Tuesday, April 2, 2013

What am I looking for?

I continue my series through Kurt Vonnegut 8 points of Creative Writing 

1.     Use the time of a total stranger in such a way that he or she will not feel the time was wasted.
2.     Give the reader at least one character he or she can root for.
3.     Every character should want something, even if it is only a glass of water.

Have you ever walked into a store with a clear idea of why on this day at this time you have come into that store? And very helpfully you are greeted by a guest services assistant (also known as a clerk) and asked. “Can I help you find something?” What do you do? Of course you answer, but which answer.
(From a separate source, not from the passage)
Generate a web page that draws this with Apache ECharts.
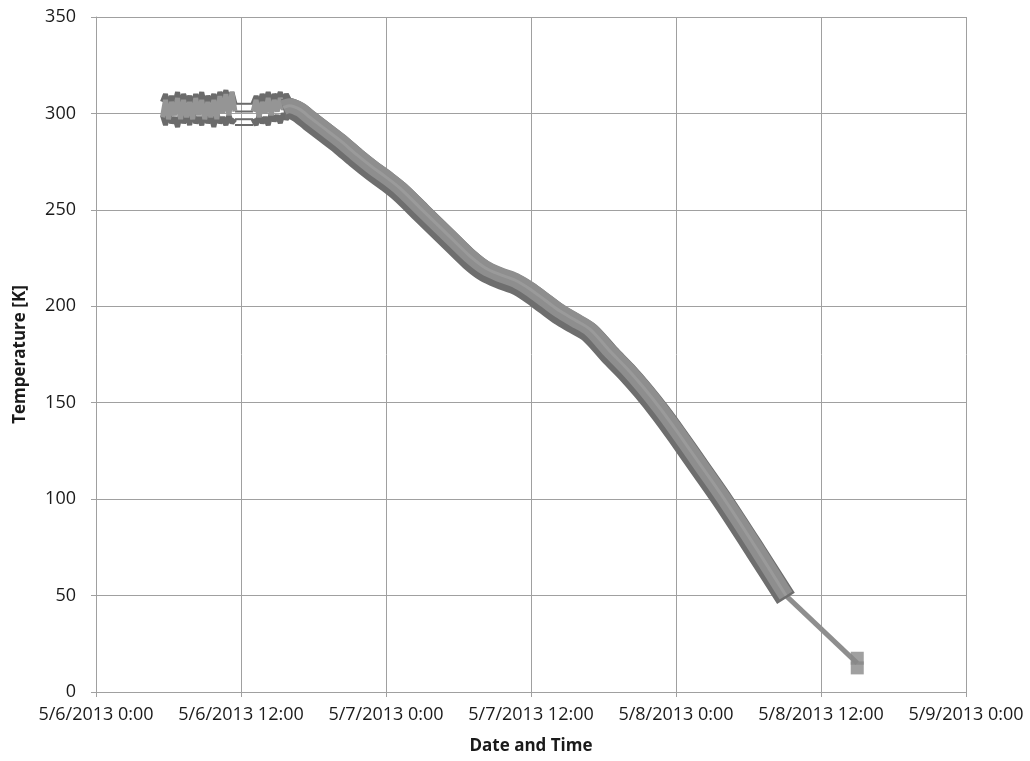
<!DOCTYPE html>
<html>
<head>
<meta charset="utf-8">
<title>Temperature</title>
<script src="https://cdn.jsdelivr.net/npm/echarts@6/dist/echarts.min.js"></script>
<style>
  html, body { margin: 0; padding: 0; background: #fff; }
  #chart { width: 1030px; height: 761px; }
</style>
</head>
<body>
<div id="chart"></div>
<script>
// x values are hours after 5/6/2013 0:00
var tickLabels = ['5/6/2013 0:00', '5/6/2013 12:00', '5/7/2013 0:00', '5/7/2013 12:00',
                  '5/8/2013 0:00', '5/8/2013 12:00', '5/9/2013 0:00'];

// noisy readings while the chamber sits near room temperature (null = no data)
var noiseHours = [5.5, 5.75, 6, 6.25, 6.5, 6.75, 7, 7.25, 7.5, 7.75, 8, 8.25, 8.5, 8.75, 9,
                  9.25, 9.5, 9.75, 10, 10.25, 10.5, 10.75, 11, 11.25, 11.5, 12.25,
                  13, 13.25, 13.5, 13.75, 14, 14.25, 14.5, 14.75, 15, 15.25, 15.5, 15.75, 16];
var noiseHigh = [306, 310, 304, 309, 305, 311, 304, 310, 306, 309, 304, 310, 305, 311, 304,
                 309, 306, 310, 305, 311, 307, 312, 306, 311, 305, null,
                 305, 309, 304, 310, 306, 311, 305, 310, 307, 311, 306, 310, 307];
var noiseLow = [299, 294, 300, 295, 298, 293, 300, 295, 299, 294, 301, 295, 298, 294, 300,
                295, 299, 293, 300, 295, 298, 294, 299, 295, 297, null,
                297, 294, 299, 295, 298, 294, 300, 296, 299, 295, 300, 297, 299];
var noiseMid = [298, 307, 297, 306, 299, 308, 297, 307, 298, 306, 297, 308, 299, 307, 297,
                306, 298, 307, 297, 309, 300, 310, 299, 311, 301, null,
                301, 307, 298, 306, 300, 308, 299, 307, 301, 308, 302, 307, 303];

// sensors bridging the gap in the log
var gapHours = [11.5, 13];
var gapLevels = [305, 301, 297, 294];

// cool down
var mainHours = [15.5, 16, 16.9, 17.7, 18.95, 20.2, 21.5, 22.9, 24, 25.2, 27, 29.3, 30.95, 32.2,
                 33.4, 34.7, 35.9, 37.2, 38.4, 39.6, 40.9, 42.5, 43.9, 45.3, 46.7, 48.1, 50,
                 52, 54.6, 57.1];
var mainLight = [303, 304, 302, 298, 292, 286, 279, 272, 267, 261, 250, 236, 226, 220,
                 216.5, 213.5, 209, 203, 197.5, 193, 188, 177, 168, 158, 147, 135, 118,
                 100, 75, 50];
var mainDark = [302, 302.5, 300, 296, 290, 284, 277, 270, 265, 259, 248, 234, 224, 218,
                214.5, 211.5, 207, 201, 195.5, 191, 186, 175, 166, 156, 145, 133, 116,
                98, 73, 48.5];

// last reading after a gap
var tailHours = [57.1, 63];
var tailTemp = [50, 15];
var endHours = [63, 63];
var endTemp = [17.5, 12.5];

function pairs(xs, ys) {
    return xs.map(function (x, i) { return [x, ys[i]]; });
}

var chart = echarts.init(document.getElementById('chart'));
var font = '"Open Sans", "Liberation Sans", sans-serif';

function noiseSeries(vals, color) {
    return {
        type: 'line', data: pairs(noiseHours, vals), symbol: 'none', connectNulls: false,
        lineStyle: { color: color, width: 5 }, z: 2
    };
}

var series = [];
gapLevels.forEach(function (v) {
    series.push({
        type: 'line', data: pairs(gapHours, [v, v]), symbol: 'none', z: 1,
        lineStyle: { color: '#6b6b6b', width: 2 }
    });
});
series.push(noiseSeries(noiseHigh, '#6b6b6b'));
series.push(noiseSeries(noiseLow, '#6b6b6b'));
series.push(noiseSeries(noiseMid, '#959595'));
series.push({
    type: 'line', data: pairs(tailHours, tailTemp), symbol: 'none', z: 3,
    lineStyle: { color: '#8e8e8e', width: 5 }
});
series.push({
    type: 'line', data: pairs(mainHours, mainDark), symbol: 'none', smooth: 0.3, z: 4,
    lineStyle: { color: '#6e6e6e', width: 21, join: 'round' }
});
series.push({
    type: 'line', data: pairs(mainHours, mainLight), symbol: 'none', smooth: 0.3, z: 5,
    lineStyle: { color: '#8e8e8e', width: 15, join: 'round' }
});
series.push({
    type: 'line', data: pairs(mainHours, mainLight), symbol: 'none', smooth: 0.3, z: 6,
    lineStyle: { color: '#9a9a9a', width: 3, join: 'round' }
});
series.push({
    type: 'scatter', data: pairs(endHours, endTemp), symbol: 'rect', symbolSize: 13, z: 7,
    itemStyle: { color: '#888888' }
});

chart.setOption({
    animation: false,
    backgroundColor: '#fff',
    grid: { left: 96, right: 64, top: 17, bottom: 69, outerBoundsMode: 'none' },
    xAxis: {
        type: 'value', min: 0, max: 72, interval: 12,
        name: 'Date and Time', nameLocation: 'middle', nameGap: 46,
        nameTextStyle: { fontFamily: font, fontWeight: 'bold', fontSize: 17, color: '#1a1a1a' },
        axisLine: { show: true, lineStyle: { color: '#a0a0a0' } },
        axisTick: { show: true, length: 5, lineStyle: { color: '#a0a0a0' } },
        axisLabel: {
            margin: 14, fontFamily: font, fontSize: 18, color: '#1a1a1a',
            formatter: function (v) { return tickLabels[Math.round(v / 12)]; }
        },
        splitLine: { show: true, lineStyle: { color: '#a0a0a0', width: 1 } }
    },
    yAxis: {
        type: 'value', min: 0, max: 350, interval: 50,
        name: 'Temperature [K]', nameLocation: 'middle', nameGap: 67,
        nameTextStyle: { fontFamily: font, fontWeight: 'bold', fontSize: 17, color: '#1a1a1a' },
        axisLine: { show: true, lineStyle: { color: '#a0a0a0' } },
        axisTick: { show: true, length: 5, lineStyle: { color: '#a0a0a0' } },
        axisLabel: { margin: 20, fontFamily: font, fontSize: 18, color: '#1a1a1a' },
        splitLine: { show: true, lineStyle: { color: '#a0a0a0', width: 1 } }
    },
    series: series
});
</script>
</body>
</html>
a.     I’m looking for a wiznev can you help me find a good one?
b.     I’m just looking.
c.     No thank you.
d.     None of the above.

I have gotten better about saying a. I’m looking for a wiznev can you help me find a good one? But I still don’t always say that. Not because wiznev is a made up word and I don’t really want one. The issue is that even though this may be a planned trip that has taken over thirty minutes of my time already, I am not absolutely certain I am committed to buying a wiznev this day at this time in this place. And what if the clerk took me directly to the wiznev counter and they had the absolutely best wiznevs at the absolutely best price and the clerk produced a special additional 20% off coupon he would give me and I just didn’t want to buy it. What excuse could I give?

Given all this internal conflict over trying to decide what I really want how can I hope to know what my characters want? Fortunately as my characters emerged in the writing of Henry on Fire they began to make clear what they wanted. Papo and his friends wanted to prevent the rise of the Tara. Tanya and Anree both want to share more of Henry’s life in suburbia. Jamal wants to go out with Angela. I don’t think Fred wants anything. And Henry wants to feel alive.

I like the idea of giving characters the freedom to look around the story before they really commit to why they are in it and what they want. Then in the rewrite as I strengthen the characters I can go back and make their desires emerge more quickly and more clearly, but it’s their desires emerging not my plan for them.

My greatest learning in writing Henry on Fire was realizing that I as author could only succeed by giving my characters freedom to develop beyond my original vision. I had previously heard author’s describe this approach to writing and I never believed them until I experienced for myself.     

4.     Every sentence must do one of two things—reveal character or advance the action.
5.     Start as close to the end as possible.
6.     Be a sadist. No matter how sweet and innocent your leading characters, make awful things happen to them—in order that the reader may see what they are made of.
7.     Write to please just one person. If you open a window and make love to the world, so to speak, your story will get pneumonia.
8.     Give your readers as much information as possible as soon as possible. To heck with suspense. Readers should have such complete understanding of what is going on, where and why, that they could finish the story themselves, should cockroaches eat the last few pages.